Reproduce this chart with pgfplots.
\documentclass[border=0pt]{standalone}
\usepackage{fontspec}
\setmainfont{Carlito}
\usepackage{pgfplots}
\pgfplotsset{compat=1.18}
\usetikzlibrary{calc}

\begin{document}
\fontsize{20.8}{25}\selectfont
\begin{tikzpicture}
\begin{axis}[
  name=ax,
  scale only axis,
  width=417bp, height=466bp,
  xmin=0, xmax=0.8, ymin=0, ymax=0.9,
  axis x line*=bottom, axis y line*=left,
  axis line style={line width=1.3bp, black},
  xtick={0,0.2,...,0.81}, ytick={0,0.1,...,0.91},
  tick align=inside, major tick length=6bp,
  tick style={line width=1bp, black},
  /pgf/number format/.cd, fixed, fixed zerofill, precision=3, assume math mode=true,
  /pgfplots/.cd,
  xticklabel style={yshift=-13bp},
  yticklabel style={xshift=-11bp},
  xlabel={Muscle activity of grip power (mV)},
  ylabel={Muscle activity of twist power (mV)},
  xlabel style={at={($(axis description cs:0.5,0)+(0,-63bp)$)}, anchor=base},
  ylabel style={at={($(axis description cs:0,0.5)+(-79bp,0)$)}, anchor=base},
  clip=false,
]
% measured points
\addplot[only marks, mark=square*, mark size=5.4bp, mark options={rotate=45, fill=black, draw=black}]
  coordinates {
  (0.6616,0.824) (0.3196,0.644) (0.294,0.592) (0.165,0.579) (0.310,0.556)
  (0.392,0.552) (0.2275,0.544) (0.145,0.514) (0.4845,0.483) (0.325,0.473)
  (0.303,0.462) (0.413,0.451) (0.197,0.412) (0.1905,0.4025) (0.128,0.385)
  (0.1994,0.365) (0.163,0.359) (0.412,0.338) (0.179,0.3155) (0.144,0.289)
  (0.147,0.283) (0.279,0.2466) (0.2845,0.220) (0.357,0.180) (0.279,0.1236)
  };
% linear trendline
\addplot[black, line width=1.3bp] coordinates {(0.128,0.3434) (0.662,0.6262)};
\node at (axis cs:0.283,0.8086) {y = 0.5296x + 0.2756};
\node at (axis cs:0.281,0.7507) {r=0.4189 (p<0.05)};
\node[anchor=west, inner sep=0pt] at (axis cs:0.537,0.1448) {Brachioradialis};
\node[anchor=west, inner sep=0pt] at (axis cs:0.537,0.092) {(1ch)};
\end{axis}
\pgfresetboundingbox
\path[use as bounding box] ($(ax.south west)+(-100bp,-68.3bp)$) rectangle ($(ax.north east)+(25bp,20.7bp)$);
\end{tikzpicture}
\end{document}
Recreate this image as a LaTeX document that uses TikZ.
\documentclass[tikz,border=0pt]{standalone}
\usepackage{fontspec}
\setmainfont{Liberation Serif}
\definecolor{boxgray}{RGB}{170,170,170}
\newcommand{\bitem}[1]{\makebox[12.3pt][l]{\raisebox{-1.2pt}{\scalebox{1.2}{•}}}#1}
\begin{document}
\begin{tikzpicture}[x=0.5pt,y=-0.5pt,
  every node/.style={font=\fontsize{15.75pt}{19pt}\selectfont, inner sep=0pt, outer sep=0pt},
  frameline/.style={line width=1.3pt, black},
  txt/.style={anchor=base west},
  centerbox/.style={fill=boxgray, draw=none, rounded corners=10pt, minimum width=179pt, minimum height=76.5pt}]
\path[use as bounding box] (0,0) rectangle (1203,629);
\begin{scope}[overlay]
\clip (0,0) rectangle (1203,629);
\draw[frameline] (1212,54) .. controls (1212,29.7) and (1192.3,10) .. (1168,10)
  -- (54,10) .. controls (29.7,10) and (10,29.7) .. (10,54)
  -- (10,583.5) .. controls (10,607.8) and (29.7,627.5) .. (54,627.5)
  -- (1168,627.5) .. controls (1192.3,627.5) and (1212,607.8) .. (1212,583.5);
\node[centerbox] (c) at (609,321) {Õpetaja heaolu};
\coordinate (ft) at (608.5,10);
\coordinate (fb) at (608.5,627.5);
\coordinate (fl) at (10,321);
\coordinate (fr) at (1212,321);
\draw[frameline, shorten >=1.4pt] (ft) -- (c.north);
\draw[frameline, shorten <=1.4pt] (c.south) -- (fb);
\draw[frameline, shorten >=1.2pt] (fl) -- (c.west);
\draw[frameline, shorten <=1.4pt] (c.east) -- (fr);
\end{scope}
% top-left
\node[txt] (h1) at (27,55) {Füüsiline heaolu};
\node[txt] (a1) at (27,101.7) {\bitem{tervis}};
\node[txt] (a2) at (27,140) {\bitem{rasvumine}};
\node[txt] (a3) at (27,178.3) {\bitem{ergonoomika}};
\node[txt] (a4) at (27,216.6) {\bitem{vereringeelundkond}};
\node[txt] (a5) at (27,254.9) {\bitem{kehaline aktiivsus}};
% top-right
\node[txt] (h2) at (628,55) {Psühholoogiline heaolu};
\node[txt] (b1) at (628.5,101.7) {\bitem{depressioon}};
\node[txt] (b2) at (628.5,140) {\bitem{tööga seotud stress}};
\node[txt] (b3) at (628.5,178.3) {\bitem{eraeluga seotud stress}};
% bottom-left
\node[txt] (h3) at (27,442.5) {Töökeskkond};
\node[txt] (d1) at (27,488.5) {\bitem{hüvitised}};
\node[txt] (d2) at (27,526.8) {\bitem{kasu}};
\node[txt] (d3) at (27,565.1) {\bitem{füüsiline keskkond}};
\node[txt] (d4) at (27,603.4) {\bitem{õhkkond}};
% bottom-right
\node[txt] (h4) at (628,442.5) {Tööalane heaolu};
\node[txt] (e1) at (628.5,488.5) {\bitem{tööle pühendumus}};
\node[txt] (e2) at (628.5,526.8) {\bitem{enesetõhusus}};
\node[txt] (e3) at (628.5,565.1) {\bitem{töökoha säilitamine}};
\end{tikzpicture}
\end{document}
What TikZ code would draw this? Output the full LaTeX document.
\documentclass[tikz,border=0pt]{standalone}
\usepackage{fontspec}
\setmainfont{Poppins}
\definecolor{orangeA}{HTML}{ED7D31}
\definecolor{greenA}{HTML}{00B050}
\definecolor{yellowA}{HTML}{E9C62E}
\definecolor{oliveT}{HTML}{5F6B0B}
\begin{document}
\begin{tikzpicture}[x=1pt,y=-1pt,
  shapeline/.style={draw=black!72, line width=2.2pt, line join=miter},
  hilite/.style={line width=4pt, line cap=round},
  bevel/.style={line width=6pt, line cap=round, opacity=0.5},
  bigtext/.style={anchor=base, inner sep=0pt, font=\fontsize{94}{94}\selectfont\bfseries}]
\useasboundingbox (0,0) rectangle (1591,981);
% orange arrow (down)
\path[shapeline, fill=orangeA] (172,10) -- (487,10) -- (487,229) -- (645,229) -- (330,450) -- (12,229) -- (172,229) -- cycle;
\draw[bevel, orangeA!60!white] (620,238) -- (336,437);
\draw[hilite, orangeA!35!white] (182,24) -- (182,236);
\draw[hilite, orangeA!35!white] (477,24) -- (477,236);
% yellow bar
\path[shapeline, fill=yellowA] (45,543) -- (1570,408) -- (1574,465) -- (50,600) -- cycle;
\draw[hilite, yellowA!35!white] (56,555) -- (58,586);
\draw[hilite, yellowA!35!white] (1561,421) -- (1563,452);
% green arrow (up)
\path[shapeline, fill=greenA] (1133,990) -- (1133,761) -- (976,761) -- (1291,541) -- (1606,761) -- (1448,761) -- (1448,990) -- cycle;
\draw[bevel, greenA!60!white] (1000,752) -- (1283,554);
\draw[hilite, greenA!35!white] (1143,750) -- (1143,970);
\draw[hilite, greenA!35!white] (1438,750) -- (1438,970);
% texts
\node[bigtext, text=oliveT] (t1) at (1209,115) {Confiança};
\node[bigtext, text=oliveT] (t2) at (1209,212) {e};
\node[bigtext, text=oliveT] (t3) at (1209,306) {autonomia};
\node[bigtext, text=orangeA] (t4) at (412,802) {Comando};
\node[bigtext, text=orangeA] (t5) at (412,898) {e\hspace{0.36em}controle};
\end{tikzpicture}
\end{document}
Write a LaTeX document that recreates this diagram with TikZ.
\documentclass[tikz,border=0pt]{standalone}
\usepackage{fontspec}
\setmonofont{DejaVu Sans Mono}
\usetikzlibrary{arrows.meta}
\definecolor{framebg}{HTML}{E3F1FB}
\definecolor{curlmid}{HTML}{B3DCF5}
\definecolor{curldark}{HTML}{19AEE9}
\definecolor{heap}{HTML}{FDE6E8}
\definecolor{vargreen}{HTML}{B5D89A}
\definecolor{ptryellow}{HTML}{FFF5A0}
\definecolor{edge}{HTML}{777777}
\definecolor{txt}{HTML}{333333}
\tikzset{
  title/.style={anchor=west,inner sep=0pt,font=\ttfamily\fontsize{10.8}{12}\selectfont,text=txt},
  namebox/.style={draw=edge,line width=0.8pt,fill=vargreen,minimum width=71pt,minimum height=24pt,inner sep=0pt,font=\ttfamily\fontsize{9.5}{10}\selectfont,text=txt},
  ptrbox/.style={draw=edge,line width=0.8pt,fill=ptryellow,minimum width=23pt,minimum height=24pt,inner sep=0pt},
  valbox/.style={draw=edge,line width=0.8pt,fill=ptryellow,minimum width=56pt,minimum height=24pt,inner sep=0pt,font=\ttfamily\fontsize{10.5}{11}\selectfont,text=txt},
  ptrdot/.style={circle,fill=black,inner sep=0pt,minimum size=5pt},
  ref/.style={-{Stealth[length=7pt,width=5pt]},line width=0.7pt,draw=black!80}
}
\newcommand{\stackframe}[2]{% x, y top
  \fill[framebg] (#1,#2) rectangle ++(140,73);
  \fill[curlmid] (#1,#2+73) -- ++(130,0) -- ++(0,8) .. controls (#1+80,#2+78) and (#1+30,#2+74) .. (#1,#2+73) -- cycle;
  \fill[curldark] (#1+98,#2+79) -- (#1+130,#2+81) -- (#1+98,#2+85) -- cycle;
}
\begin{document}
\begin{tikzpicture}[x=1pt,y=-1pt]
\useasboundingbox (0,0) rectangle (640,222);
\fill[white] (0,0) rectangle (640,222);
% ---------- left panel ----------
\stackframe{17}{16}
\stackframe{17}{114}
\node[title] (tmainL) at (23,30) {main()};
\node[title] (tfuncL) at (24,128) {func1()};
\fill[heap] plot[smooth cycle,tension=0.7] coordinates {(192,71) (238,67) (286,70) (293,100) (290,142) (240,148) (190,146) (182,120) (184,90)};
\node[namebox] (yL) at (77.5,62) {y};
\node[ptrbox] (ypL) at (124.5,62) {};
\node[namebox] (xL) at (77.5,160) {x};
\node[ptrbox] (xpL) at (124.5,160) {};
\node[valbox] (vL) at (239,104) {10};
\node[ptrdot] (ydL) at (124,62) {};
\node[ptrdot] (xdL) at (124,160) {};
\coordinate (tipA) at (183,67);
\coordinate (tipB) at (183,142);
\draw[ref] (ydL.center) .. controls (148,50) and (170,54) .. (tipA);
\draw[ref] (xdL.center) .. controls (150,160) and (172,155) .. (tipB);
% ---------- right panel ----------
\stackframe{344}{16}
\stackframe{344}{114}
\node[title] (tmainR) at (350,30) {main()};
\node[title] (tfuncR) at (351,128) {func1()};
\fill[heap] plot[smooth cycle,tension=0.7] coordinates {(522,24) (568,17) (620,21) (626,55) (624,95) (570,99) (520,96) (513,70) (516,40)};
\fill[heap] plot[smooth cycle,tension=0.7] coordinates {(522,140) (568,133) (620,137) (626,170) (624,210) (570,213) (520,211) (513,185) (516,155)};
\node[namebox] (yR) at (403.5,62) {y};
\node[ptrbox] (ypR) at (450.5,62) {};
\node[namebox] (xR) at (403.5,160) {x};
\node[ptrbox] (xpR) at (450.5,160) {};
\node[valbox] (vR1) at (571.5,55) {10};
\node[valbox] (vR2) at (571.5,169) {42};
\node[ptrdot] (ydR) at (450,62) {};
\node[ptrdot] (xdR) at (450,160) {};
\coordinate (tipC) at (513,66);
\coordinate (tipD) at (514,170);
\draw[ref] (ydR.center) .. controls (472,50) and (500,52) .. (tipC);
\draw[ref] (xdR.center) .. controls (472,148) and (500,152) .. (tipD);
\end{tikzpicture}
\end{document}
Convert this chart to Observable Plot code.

########

Task to carry out:
Find and copy every line in the entries above where the string "that" occurs.

Answer to this problem:
Recreate this image as a LaTeX document that uses TikZ.
Write a LaTeX document that recreates this diagram with TikZ.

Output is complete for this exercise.